May Holman

Mary (May) Alice Holman (1893-1939), politician, was born on 18 July 1893 at Broken Hill, New South Wales, first of nine children of Katherine Mary (born Row) and John Barkell Holman, a miner. Her father moved to the Murchison goldfields in Western Australia and the family followed in 1896. May was educated at convents in Dongara and Perth. She was a gifted musician, a licentiate in singing and pianoforte. She organised choirs, performed in concerts, plays and fêtes with flair and enthusiasm, and had her own band, 'The Entertainers'. She worked as a typist at the Trades Hall, as a pianist at cinemas and from 1914 on the Westralian Worker. On 9 May 1914 in the District Registrar's Office, Perth, she married Peter Joseph (Joe) Gardiner, a Labor member of the State parliament.
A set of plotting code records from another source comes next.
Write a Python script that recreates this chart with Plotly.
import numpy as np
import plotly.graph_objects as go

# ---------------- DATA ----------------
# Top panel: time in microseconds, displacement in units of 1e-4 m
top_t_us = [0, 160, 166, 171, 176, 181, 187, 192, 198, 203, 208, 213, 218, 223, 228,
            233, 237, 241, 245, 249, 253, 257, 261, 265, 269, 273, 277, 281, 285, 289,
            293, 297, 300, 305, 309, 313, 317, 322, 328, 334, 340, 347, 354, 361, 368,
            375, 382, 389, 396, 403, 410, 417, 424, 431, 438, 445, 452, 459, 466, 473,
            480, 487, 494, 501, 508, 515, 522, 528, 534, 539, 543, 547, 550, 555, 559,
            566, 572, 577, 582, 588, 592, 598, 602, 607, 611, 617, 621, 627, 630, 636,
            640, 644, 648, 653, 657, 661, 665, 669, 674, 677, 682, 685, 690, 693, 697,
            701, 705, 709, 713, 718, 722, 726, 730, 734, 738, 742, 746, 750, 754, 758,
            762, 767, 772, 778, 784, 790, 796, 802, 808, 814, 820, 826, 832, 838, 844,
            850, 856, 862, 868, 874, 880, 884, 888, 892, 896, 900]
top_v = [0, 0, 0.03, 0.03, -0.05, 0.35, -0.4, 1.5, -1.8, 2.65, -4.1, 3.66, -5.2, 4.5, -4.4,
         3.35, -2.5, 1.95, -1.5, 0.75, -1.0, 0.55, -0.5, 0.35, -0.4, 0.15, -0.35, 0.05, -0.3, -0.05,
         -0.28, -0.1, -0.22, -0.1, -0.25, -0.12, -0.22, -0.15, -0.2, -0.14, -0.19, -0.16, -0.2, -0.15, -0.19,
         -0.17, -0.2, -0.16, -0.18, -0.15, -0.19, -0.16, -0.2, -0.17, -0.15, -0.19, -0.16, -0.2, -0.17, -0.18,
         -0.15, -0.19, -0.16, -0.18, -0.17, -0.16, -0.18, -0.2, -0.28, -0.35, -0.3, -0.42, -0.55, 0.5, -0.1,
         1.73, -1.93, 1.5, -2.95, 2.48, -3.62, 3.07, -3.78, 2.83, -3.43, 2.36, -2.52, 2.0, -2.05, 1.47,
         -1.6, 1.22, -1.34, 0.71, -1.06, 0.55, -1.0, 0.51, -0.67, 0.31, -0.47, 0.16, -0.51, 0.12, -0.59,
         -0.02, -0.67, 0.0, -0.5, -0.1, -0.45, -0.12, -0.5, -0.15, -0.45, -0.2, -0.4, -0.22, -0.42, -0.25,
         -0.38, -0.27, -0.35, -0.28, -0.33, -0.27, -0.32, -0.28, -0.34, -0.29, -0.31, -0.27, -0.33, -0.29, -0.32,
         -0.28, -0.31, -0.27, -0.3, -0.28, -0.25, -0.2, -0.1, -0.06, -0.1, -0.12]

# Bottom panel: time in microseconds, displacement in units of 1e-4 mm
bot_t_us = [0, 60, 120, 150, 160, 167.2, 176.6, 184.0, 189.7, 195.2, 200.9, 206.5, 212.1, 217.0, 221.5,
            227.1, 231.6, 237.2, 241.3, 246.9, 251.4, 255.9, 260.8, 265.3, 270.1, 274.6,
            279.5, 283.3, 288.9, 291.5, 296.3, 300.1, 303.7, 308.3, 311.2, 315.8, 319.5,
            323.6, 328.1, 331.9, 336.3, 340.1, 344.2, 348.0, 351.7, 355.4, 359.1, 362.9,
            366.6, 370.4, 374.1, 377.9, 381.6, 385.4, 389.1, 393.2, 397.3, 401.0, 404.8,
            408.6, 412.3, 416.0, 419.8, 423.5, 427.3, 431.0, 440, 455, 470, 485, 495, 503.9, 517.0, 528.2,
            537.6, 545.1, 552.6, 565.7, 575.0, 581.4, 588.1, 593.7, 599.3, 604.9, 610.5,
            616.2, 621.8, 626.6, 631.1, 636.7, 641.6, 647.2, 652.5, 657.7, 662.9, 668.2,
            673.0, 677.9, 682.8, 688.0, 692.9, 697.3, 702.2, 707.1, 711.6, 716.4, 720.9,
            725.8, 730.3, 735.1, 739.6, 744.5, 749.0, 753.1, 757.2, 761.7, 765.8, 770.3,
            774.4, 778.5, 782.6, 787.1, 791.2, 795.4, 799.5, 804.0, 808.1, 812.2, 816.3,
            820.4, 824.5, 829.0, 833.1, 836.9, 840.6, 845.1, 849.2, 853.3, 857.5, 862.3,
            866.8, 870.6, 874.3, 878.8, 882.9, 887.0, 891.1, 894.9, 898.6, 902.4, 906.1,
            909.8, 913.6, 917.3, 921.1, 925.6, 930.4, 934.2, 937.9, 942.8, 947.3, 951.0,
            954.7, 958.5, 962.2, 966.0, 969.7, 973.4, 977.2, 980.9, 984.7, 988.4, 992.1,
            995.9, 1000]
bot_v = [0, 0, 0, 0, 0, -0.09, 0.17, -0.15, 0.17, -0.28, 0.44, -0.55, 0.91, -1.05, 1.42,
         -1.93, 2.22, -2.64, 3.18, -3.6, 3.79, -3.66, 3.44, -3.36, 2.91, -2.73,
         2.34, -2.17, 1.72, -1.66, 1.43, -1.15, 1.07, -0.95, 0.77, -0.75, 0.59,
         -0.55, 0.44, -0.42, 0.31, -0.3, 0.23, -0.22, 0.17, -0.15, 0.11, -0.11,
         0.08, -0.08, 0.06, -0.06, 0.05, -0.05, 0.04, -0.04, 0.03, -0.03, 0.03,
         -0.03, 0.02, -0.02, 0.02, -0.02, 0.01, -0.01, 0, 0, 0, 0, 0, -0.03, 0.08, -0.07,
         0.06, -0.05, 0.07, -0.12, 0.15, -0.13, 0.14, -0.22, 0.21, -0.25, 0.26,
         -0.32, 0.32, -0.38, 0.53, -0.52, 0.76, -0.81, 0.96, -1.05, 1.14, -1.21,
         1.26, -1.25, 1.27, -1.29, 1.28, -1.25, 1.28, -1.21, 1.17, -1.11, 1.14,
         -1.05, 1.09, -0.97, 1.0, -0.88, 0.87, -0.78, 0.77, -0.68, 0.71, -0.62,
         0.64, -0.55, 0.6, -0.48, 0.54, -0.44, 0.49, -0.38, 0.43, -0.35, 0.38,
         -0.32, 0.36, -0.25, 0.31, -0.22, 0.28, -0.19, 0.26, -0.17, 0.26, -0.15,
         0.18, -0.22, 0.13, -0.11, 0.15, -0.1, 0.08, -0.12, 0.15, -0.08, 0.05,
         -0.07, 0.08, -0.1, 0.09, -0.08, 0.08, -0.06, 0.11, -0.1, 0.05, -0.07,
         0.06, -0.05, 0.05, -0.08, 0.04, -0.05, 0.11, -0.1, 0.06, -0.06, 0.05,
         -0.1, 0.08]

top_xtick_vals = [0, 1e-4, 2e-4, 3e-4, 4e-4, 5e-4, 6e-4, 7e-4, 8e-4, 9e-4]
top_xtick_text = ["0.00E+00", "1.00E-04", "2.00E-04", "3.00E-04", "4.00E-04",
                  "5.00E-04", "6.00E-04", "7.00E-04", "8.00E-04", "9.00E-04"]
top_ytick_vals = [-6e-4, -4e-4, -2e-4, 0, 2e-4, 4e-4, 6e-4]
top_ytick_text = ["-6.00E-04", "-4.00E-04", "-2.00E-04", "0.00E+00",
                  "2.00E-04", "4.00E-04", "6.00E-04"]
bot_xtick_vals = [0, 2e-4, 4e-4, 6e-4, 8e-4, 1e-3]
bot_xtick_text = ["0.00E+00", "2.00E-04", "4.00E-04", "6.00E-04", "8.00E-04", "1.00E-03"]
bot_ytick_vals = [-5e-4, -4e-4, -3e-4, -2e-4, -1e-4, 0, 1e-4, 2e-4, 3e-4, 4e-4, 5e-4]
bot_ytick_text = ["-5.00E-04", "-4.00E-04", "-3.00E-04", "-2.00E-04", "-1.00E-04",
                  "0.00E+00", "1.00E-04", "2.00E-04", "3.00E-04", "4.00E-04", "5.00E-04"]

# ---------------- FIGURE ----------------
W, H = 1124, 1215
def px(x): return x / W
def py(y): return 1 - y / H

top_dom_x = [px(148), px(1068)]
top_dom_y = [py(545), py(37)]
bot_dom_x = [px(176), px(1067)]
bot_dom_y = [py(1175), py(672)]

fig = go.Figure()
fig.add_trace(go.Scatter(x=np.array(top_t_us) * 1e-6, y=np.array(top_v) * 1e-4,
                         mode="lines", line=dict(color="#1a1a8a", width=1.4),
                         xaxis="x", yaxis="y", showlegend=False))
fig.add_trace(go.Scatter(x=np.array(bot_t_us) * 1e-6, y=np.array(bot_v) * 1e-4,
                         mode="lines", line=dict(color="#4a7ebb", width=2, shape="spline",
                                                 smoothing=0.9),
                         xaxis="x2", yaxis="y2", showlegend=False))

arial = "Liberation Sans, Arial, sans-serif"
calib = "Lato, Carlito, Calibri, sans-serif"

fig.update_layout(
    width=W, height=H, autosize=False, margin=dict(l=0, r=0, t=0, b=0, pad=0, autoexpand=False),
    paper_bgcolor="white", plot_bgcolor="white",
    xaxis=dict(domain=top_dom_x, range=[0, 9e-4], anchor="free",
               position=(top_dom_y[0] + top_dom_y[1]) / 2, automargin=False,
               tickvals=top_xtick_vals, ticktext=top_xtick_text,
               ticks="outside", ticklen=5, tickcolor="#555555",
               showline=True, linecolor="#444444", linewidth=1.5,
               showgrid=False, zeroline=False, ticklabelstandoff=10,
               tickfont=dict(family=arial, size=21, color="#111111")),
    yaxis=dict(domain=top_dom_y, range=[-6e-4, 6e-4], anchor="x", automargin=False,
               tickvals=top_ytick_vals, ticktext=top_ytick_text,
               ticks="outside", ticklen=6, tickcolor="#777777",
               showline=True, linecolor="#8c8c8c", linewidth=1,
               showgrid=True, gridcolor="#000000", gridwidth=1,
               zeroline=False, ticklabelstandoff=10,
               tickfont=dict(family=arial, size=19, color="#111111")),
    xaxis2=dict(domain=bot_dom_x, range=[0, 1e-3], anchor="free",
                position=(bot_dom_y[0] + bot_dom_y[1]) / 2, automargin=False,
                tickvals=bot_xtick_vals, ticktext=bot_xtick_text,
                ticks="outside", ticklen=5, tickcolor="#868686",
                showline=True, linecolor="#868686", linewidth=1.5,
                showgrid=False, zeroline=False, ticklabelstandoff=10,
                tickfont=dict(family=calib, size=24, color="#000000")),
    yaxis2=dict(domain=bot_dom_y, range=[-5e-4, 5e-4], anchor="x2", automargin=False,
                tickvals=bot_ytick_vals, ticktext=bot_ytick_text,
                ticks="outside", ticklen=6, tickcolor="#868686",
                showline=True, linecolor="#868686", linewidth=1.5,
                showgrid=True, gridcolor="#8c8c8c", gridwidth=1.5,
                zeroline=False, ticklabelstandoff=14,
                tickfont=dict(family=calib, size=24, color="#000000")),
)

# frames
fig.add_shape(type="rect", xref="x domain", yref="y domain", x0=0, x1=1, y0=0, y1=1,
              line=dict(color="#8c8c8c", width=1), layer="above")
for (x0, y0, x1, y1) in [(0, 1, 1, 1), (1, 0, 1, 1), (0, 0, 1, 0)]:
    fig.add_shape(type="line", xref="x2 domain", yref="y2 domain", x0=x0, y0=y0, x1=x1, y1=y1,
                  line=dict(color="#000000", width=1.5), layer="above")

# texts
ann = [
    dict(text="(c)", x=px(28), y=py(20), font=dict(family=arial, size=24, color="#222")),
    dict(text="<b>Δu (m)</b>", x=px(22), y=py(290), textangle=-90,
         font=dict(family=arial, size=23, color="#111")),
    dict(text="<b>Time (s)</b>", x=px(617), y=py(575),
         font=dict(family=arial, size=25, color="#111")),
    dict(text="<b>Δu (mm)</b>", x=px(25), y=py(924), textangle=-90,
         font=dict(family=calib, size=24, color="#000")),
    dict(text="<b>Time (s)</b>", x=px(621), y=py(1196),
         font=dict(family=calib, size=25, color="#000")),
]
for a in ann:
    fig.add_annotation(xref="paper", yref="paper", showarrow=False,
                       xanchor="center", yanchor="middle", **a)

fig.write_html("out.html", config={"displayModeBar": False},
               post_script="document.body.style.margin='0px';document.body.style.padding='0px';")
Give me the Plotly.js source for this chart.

They were divorced in 1920. May's mother was active in Labor women's organisations; her father was a Labor member of the Legislative Assembly in 1901-21 and 1923-25 and secretary of the Western Australian branch of the Timber Workers' Union from 1908. From 1918 May assisted him at the Union in clerical and bookkeeping work and in arbitration. She spent nine months in Melbourne for the hearing of the Union's arbitration case. After her father's death in 1925 she was briefly union secretary. She won preselection for his seat of Forrest, where timber was the dominant industry, and retained the seat through four elections.

She saw herself primarily as the representative of the interests of families in the small forest settlements. She spoke effectively in the House of their lack of medical care, decent housing and schooling, and their dangerous work. The Timber Industries Regulation Act, 1926, was largely her work. May regularly visited the timber camps, at first on timber trains, perched on the 'cow catcher', and later in her own 'Tin Lizzie'. She had excellent rapport with the workers, a good grasp of industrial problems and could discuss women's affairs with the housewives.

She was active in women's organisations within the Labor Party, a president and secretary of the Labor Women's Central Executive and an interstate delegate. The women were dissatisfied in 1927 at their lack of representation on the Party's central executive and under her leadership sought a percentage of the affiliation fees paid by women; they complained of being expected to do the Party's organising with inadequate funding. Their requests in 1928-29 for the appointment of a woman organiser were ignored. Their own conference resolutions featured change to the party's constitution, welfare measures, and more adequate representation of women on government bodies. May herself was appointed alternate delegate to the League of Nations Assembly in Geneva in 1930.

From 1933 May Holman was secretary to the Parliamentary Labor Party. She gave evidence in 1937 to the royal commission on youth employment as convenor of her Party's committee on the subject: she supported raising the school age to sixteen, the introduction of child endowment, equal pay, and improved training and working conditions for domestic servants.

In 1938, at her instigation, a royal commission to which she was appointed was appointed to inquire into sanitation, slum clearance, and health and housing in Perth. In 1938 she attended the British Commonwealth Relations Conference in New South Wales. She believed Australia should not allow itself to be drawn into a European war. She belonged to the mainstream of the moderate Western Australian Labor movement, dedicated to the reform of society as it existed. May Holman died on 20 March 1939 following a car accident, on the day she was re-elected to Parliament.